Partition List Around Value - codepath/compsci_guides GitHub Wiki

Unit 6 Session 2 (Click for link to problem statements)

Problem Highlights

  • 💡 Difficulty: Medium
  • Time to complete: 25 mins
  • 🛠️ Topics: Linked Lists, Partitioning

1: U-nderstand

Understand what the interviewer is asking for by using test cases and questions about the problem.

  • Established a set (2-3) of test cases to verify their own solution later.
  • Established a set (1-2) of edge cases to verify their solution handles complexities.
  • Have fully understood the problem and have no clarifying questions.
  • Have you verified any Time/Space Constraints for this problem?
  • Q: What if the linked list is empty?
    • A: Return None as there are no nodes to partition.
HAPPY CASE
Input: List = 3 -> 5 -> 8 -> 5 -> 10 -> 2 -> 1, val = 5
Output: 3 -> 2 -> 1 -> 5 -> 8 -> 5 -> 10
Explanation: All nodes with values less than 5 come before nodes with values 5 or greater.

EDGE CASE
Input: List = 2 -> 1 -> 3, val = 4
Output: 2 -> 1 -> 3
Explanation: All node values are less than 4, so the list remains unchanged.

2: M-atch

Match what this problem looks like to known categories of problems, e.g.
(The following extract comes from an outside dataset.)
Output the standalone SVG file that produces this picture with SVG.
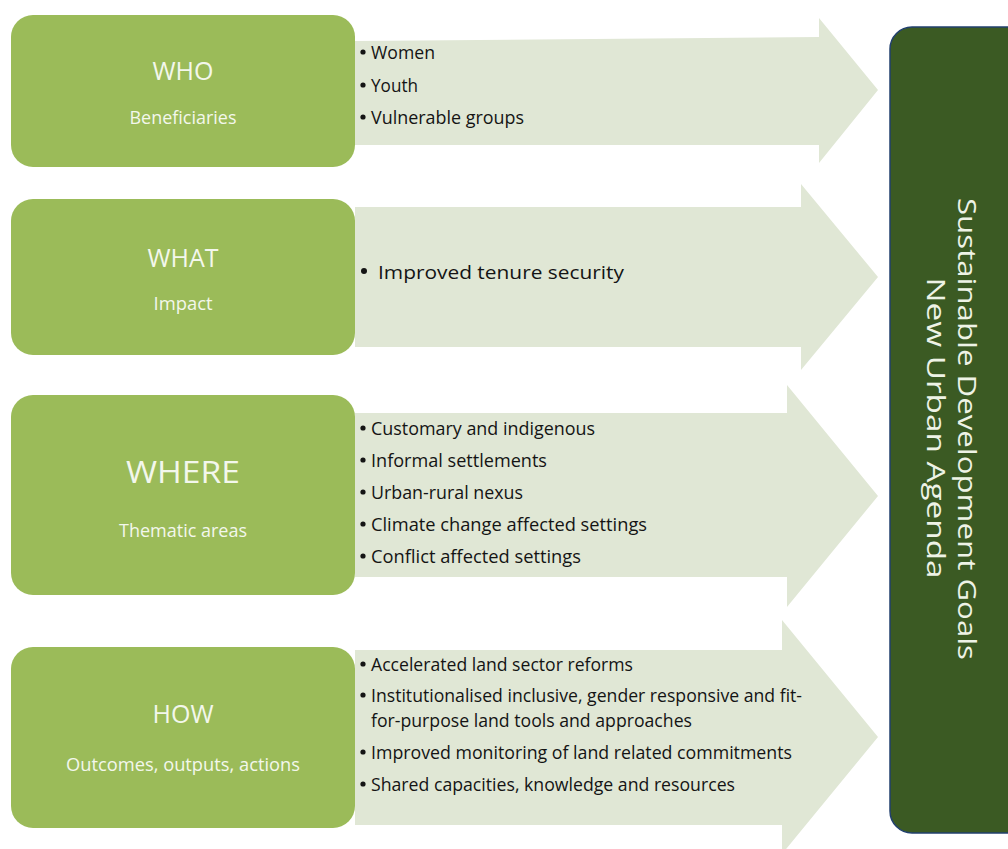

Linked List or Dynamic Programming, and strategies or patterns in those categories.

For partitioning problems, consider strategies such as the two-pointer technique where one pointer builds the "less than" list and another builds the "greater than or equal to" list.

3: P-lan

Plan the solution with appropriate visualizations and pseudocode.

General Idea: Create two separate linked lists for elements less than and greater than the partition value, then combine them.
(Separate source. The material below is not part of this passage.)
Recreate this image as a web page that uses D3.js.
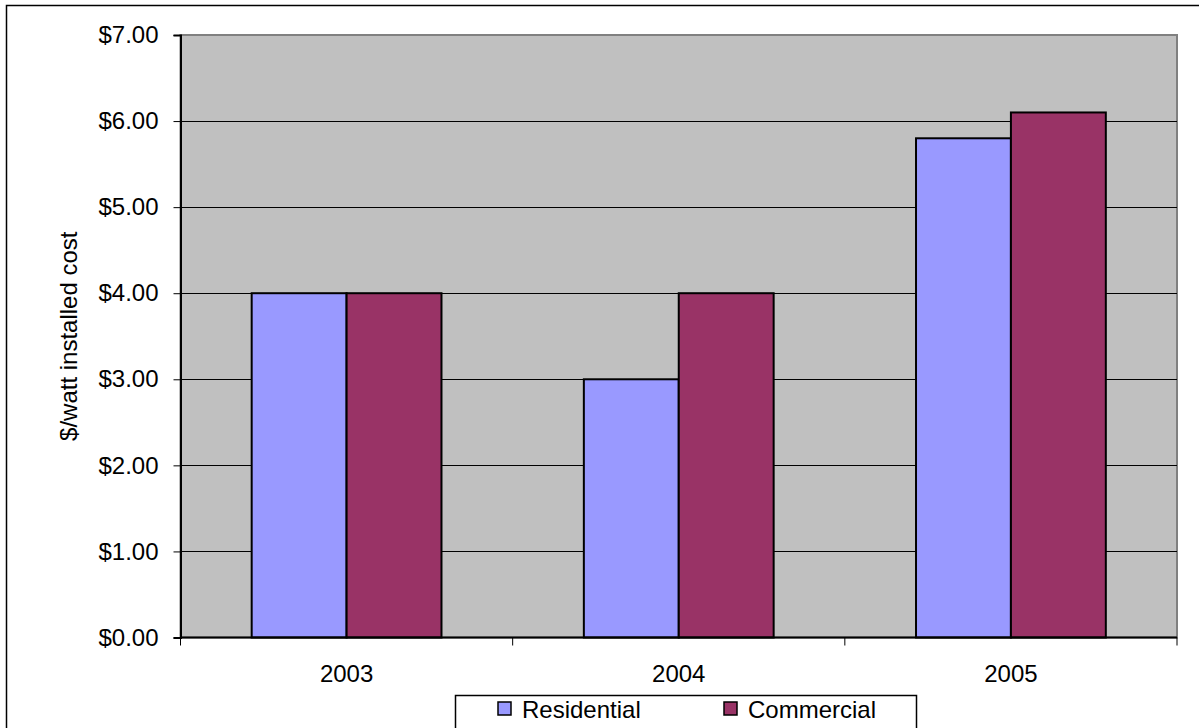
<!DOCTYPE html>
<html>
<head>
<meta charset="utf-8">
<script src="https://cdn.jsdelivr.net/npm/d3@7"></script>
<style>
  html, body { margin: 0; padding: 0; background: #fff; }
  svg { display: block; font-family: "Liberation Sans", Arial, sans-serif; }
</style>
</head>
<body>
<svg id="chart" width="1199" height="728"></svg>
<script>
// Installed PV cost per watt, by year and sector
const years = ["2003", "2004", "2005"];
const seriesNames = ["Residential", "Commercial"];
const residential = [4.0, 3.0, 5.8];
const commercial = [4.0, 4.0, 6.1];
const yTicks = [0, 1, 2, 3, 4, 5, 6, 7];
const colors = ["#9999ff", "#993366"];

const FONT = 24;
const svg = d3.select("#chart");
const W = 1199, H = 728;
const plot = { left: 180.5, right: 1177, top: 35, bottom: 637.5 };

// outer chart frame
svg.append("rect")
  .attr("x", 6.5).attr("y", 5.5)
  .attr("width", W + 10).attr("height", H + 10)
  .attr("fill", "#fff").attr("stroke", "#000").attr("stroke-width", 1.5);

const x = d3.scaleBand().domain(years).range([plot.left, plot.right]).padding(0);
const inner = d3.scaleBand().domain(seriesNames)
  .range([0, x.bandwidth()]).paddingInner(0).paddingOuter(0.75);
const y = d3.scaleLinear().domain([0, 7]).range([plot.bottom, plot.top]);

// plot area
svg.append("rect")
  .attr("x", plot.left).attr("y", plot.top)
  .attr("width", plot.right - plot.left).attr("height", plot.bottom - plot.top)
  .attr("fill", "#c0c0c0").attr("stroke", "#808080").attr("stroke-width", 2);

// gridlines
svg.append("g").selectAll("line").data(yTicks.filter(d => d > 0 && d < 7)).join("line")
  .attr("x1", plot.left).attr("x2", plot.right)
  .attr("y1", d => Math.round(y(d)) + 0.5).attr("y2", d => Math.round(y(d)) + 0.5)
  .attr("stroke", "#000").attr("stroke-width", 1);

// bars
const data = years.map((yr, i) => ({ year: yr, values: [residential[i], commercial[i]] }));
const groups = svg.append("g").selectAll("g").data(data).join("g")
  .attr("transform", d => `translate(${x(d.year)},0)`);
groups.selectAll("rect")
  .data(d => d.values.map((v, k) => ({ name: seriesNames[k], value: v, k })))
  .join("rect")
  .attr("x", d => inner(d.name))
  .attr("y", d => y(d.value))
  .attr("width", inner.bandwidth())
  .attr("height", d => y(0) - y(d.value))
  .attr("fill", d => colors[d.k])
  .attr("stroke", "#000").attr("stroke-width", 2);

// y axis
const yAxis = d3.axisLeft(y).tickValues(yTicks)
  .tickFormat(d => "$" + d3.format(".2f")(d))
  .tickSize(7).tickPadding(15);
const gy = svg.append("g").attr("transform", `translate(${plot.left},0)`).call(yAxis);
gy.select(".domain").attr("stroke", "#000").attr("stroke-width", 2);
gy.selectAll(".tick line").attr("stroke", "#000");
gy.selectAll("text").attr("font-size", FONT).attr("fill", "#000")
  .attr("font-family", "Liberation Sans, Arial, sans-serif");

// x axis: ticks at category boundaries, labels centered
const gx = svg.append("g").attr("transform", `translate(0,${plot.bottom})`);
gx.append("line").attr("x1", plot.left).attr("x2", plot.right)
  .attr("stroke", "#000").attr("stroke-width", 2);
const bounds = years.map(d => x(d)).concat([x(years[years.length - 1]) + x.bandwidth()]);
gx.selectAll("line.tk").data(bounds).join("line").attr("class", "tk")
  .attr("x1", d => d).attr("x2", d => d).attr("y1", 0).attr("y2", 8)
  .attr("stroke", "#000").attr("stroke-width", 1);
gx.selectAll("text").data(years).join("text")
  .attr("x", d => x(d) + x.bandwidth() / 2).attr("y", 44)
  .attr("text-anchor", "middle").attr("font-size", FONT).attr("fill", "#000")
  .text(d => d);

// y axis title
svg.append("text")
  .attr("transform", `translate(77,${(plot.top + plot.bottom) / 2}) rotate(-90)`)
  .attr("text-anchor", "middle").attr("font-size", FONT).attr("fill", "#000")
  .text("$/watt installed cost");

// legend
const leg = svg.append("g");
leg.append("rect").attr("x", 455.5).attr("y", 695.5).attr("width", 461).attr("height", 50)
  .attr("fill", "#fff").attr("stroke", "#000").attr("stroke-width", 1.5);
const legX = [498, 724];
seriesNames.forEach((name, k) => {
  leg.append("rect").attr("x", legX[k]).attr("y", 702).attr("width", 13).attr("height", 13)
    .attr("fill", colors[k]).attr("stroke", "#000").attr("stroke-width", 1.5);
  leg.append("text").attr("x", legX[k] + 24).attr("y", 718)
    .attr("font-size", FONT).attr("fill", "#000").text(name);
});
</script>
</body>
</html>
1) Initialize two new linked list heads: one for elements less than 'val' and one for elements greater or equal.
2) Traverse through the original list, appending elements to the appropriate new list.
3) Finally, merge the two lists by connecting the tail of the 'less' list to the head of the 'greater' list.
4) Ensure the 'greater' list ends with a null to avoid cycles.

⚠️ Common Mistakes

  • Not ending the greater list with a null, leading to potential cycles.

4: I-mplement

Implement the code to solve the algorithm.

def partition(head, val):
    # Create two temp heads to start the less and greater lists
    less_head = Node(0)
    greater_head = Node(0)
    
    # These pointers will be used to add nodes to the less and greater lists
    less = less_head
    greater = greater_head
    
    # Traverse the original list
    current = head
    while current:
        if current.val < val:
            less.next = current
            less = less.next
        else:
            greater.next = current
            greater = greater.next
        
        current = current.next
    
    # Important: end the greater list to prevent cycles
    greater.next = None
    
    # Attach the end of the less list to the start of the greater list
    # Important: Skip the temp head
    less.next = greater_head.next
    
    return less_head.next

5: R-eview

Review the code by running specific example(s) and recording values (watchlist) of your code's variables along the way.

  • Test with the happy case to ensure proper partitioning.
  • Test with an edge case where all elements are less than the partition value to confirm no change in list structure.

6: E-valuate

Evaluate the performance of your algorithm and state any strong/weak or future potential work.

  • Time Complexity: O(N) because we need to traverse the list once.
  • Space Complexity: O(1) because we only use existing nodes without allocating new space except for the two temp head nodes.